Anna
Pagés
A partir de la
década de los años 90, especialmente desde la Declaración de Bolonia
(1999), se produce en el sistema universitario español un cambio a dos niveles:
1. La implantación de un sistema de
acreditación externa del profesorado por parte de las Agencias de Calidad
gestionadas desde la
Administración pública (central y autonómica);
2. La aplicación de un nuevo paradigma de
enseñanza-aprendizaje centrado en la actividad del alumno y la lógica de las
competencias (unidades operativas de conducta en el proceso de aprendizaje).

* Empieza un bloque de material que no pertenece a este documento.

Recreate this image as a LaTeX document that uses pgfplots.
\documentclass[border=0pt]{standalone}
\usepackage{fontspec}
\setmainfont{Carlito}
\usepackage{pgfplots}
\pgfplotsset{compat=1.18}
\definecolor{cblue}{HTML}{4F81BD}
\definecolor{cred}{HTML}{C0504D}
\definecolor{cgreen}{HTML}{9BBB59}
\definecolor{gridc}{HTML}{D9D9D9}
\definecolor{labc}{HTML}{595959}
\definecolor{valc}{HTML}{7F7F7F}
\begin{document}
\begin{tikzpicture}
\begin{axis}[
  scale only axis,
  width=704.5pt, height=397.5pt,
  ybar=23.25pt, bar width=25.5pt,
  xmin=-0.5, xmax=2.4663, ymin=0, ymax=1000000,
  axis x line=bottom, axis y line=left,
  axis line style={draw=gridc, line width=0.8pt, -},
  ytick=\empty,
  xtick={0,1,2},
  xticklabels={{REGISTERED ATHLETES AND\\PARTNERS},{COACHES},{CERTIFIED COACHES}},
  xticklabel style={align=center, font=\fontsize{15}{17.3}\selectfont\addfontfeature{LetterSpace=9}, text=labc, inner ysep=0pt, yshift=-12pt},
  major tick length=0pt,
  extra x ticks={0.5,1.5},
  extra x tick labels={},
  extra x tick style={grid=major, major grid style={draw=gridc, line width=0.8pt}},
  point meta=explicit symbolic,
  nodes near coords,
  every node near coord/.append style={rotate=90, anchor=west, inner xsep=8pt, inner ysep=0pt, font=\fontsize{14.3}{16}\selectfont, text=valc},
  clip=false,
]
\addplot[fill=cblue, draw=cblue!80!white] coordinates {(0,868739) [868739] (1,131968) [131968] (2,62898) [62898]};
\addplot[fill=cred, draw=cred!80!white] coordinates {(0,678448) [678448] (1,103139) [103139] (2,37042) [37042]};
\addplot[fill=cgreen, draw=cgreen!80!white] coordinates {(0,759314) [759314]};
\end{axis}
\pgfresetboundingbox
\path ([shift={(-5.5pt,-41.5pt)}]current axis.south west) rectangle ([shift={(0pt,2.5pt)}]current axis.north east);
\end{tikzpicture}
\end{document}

Ambos fenómenos conllevan:
a) una progresiva desinstitucionalización de la universidad (pérdida de
legitimidad social y de poder a favor de la administración); b) una orientación
global hacia el control de calidad: los procesos de enseñanza-aprendizaje
equivalen a una cadena de producción; el resultado final de la actividad
académica (docente e investigadora) equivale a un producto acabado susceptible
de ser medido o calculado. El aprendizaje del alumno se evalúa a partir de
ámbitos competenciales (cognitivo, metodológico, social, individual); el
trabajo de los docentes deja de ser individual y relativo al saber de cada uno para
convertirse en un proceso conjunto de participación en el diseño de materias
compartidas; el saber del docente se desplaza hacia su competencia didáctica y
su “saber hacer” en la gestión de los contenidos y metodología de aprendizaje.
La situación
actual es paradójica: mientras, por un lado, la transmisión del saber en la
universidad (históricamente problemática) queda, en esta ocasión, enmascarada
por la gestión de los procesos de calidad y la evaluación por competencias; por
otro lado, los jóvenes universitarios actuales manifiestan una ingenuidad y una
docilidad sorprendentes, desconocidas en los estudiantes universitarios de hace
una década. Sin movilización, sin rebelión, pero con “problemas de conducta”.
Por ejemplo, cada vez más nos enfrentamos a problemas de disciplina en las
aulas. Pero también de desamparo subjetivo ante un futuro de formación que pasa
obligatoria y masivamente por la universidad, vacío de sentido o de deseo de
saber.
La crítica al
totalitarismo de estas nuevas modalidades de control no es suficiente: debemos
preguntarnos cómo proponer a estos jóvenes universitarios, acogidos en la
universidad, como una especie de refugio de la cruda intemperie social exterior,
un modo de relación con el saber que haga posible una nueva forma de transmisión.
He aquí el problema fundamental, que retorna repetidamente como síntoma, en el
contexto del control disciplinario y de la “garantía de calidad”.